Por eso, se convirtió en la quinta persona en nacer en La Magdalena. Tras cuatro bebés vinculados a empleados de los reyes que trabajaron allí en su día, llegó «el niño del palacio». «Yo soy de los pocos que en mi carné de identidad ponía Palacio de La Magdalena. A partir de ahí empezaba el cachondeo desde niño». Porque hay que entender lo que eso supone en Santander. Como si en el documento de un neoyorquino pusiera que vive en la Estatua de la Libertad. Y no fueron unos meses. «Viví aquí 22 años, hasta que mi padre se jubiló».
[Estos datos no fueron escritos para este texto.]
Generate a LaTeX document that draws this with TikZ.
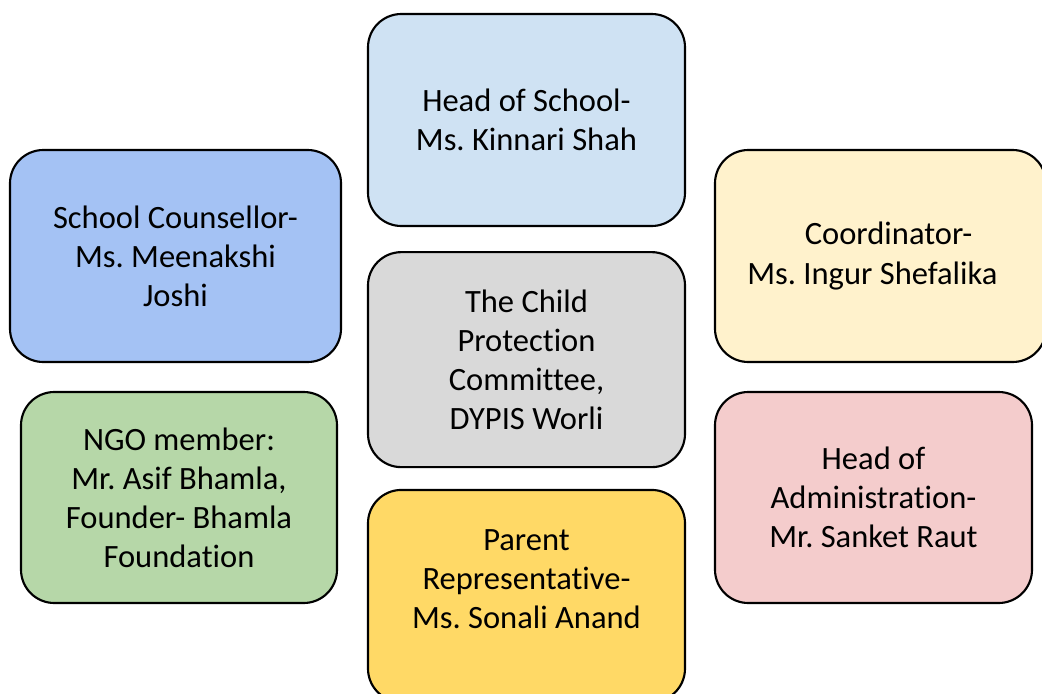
\documentclass[tikz,border=0pt]{standalone}
\usepackage{fontspec}
\setmainfont{Carlito}[Ligatures=NoCommon]
\usetikzlibrary{positioning}
\frenchspacing

\definecolor{headblue}{HTML}{CFE2F3}
\definecolor{counselblue}{HTML}{A4C2F4}
\definecolor{coordyellow}{HTML}{FFF2CC}
\definecolor{cpcgray}{HTML}{D9D9D9}
\definecolor{ngogreen}{HTML}{B6D7A8}
\definecolor{adminpink}{HTML}{F4CCCC}
\definecolor{parentyellow}{HTML}{FFD966}

\tikzset{
  member/.style={draw=black, line width=1.6pt, rounded corners=25pt,
    align=center, inner sep=0pt, font=\fontsize{24.4pt}{29.3pt}\selectfont},
  txt/.style={align=center, inner sep=0pt, font=\fontsize{24.4pt}{29.3pt}\selectfont}
}

\begin{document}
\begin{tikzpicture}[x=0.75pt,y=-0.75pt]
          \useasboundingbox (0,0) rectangle (1042,693);
          \clip (0,0) rectangle (1042,693);

          % middle column
          \node[member, fill=headblue, minimum width=237.75pt, minimum height=159pt] (hos) at (526.5,120) {Head of School-\\Ms. Kinnari Shah};
          \node[member, fill=cpcgray, minimum width=237.75pt, minimum height=161.25pt, below=18pt of hos] (cpc) {The Child\\Protection\\Committee,\\DYPIS Worli};
          \node[member, fill=parentyellow, minimum width=237.75pt, minimum height=159pt, below=15.5pt of cpc] (parent) {};
          \node[txt] (parenttxt) at ([yshift=-67.5pt]parent.north) {Parent\\Representative-\\Ms. Sonali Anand};

          % left column
          \node[member, fill=counselblue, minimum width=248.25pt, minimum height=159pt] (counsel) at (175.5,256) {School Counsellor-\\Ms. Meenakshi\\Joshi};
          \node[member, fill=ngogreen, minimum width=237pt, minimum height=158.25pt] (ngo) at (179,497.5) {NGO member:\\Mr. Asif Bhamla,\\Founder- Bhamla\\Foundation};

          % right column
          \node[member, fill=coordyellow, minimum width=248.25pt, minimum height=159pt] (coord) at (880.5,256) {\hspace*{0.5em}Coordinator-\\Ms. Ingur Shefalika\hspace*{0.5em}};
          \node[member, fill=adminpink, minimum width=237.75pt, minimum height=158.25pt] (admin) at (873.5,497.5) {Head of\\Administration-\\Mr. Sanket Raut};
        \end{tikzpicture}
\end{document}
Sí, algo de miedo daba un edificio tan grande y vacío para un chaval en pijama. «Si estabas en lo que era el apartamento, no. Como en una casa normal. Pero si abrías una puerta que teníamos de acceso al palacio, todo a oscuras, con ruido, maderas que chirriaban...». Más de una vez volvió corriendo pensando que había alguien. También le sacó jugo al misterio. Le gustaba «aporrear» el piano del salón de familia. «A veces gente que paseaba por fuera se sorprendía porque oían música y bajaban donde el policía de la entrada». Él se partía de risa. Tocando un magnífico instrumento alemán de semicola de 1833 junto al retrato que Soro-lla pintó de Victoria Eugenia de Battenberg. Ese que no gustó en Buckingham Palace porque la reina consorte de España aparecía «demasiado informal y sin pompa». Cosas de vivir en un palacio. De andar por casa para Pelayo.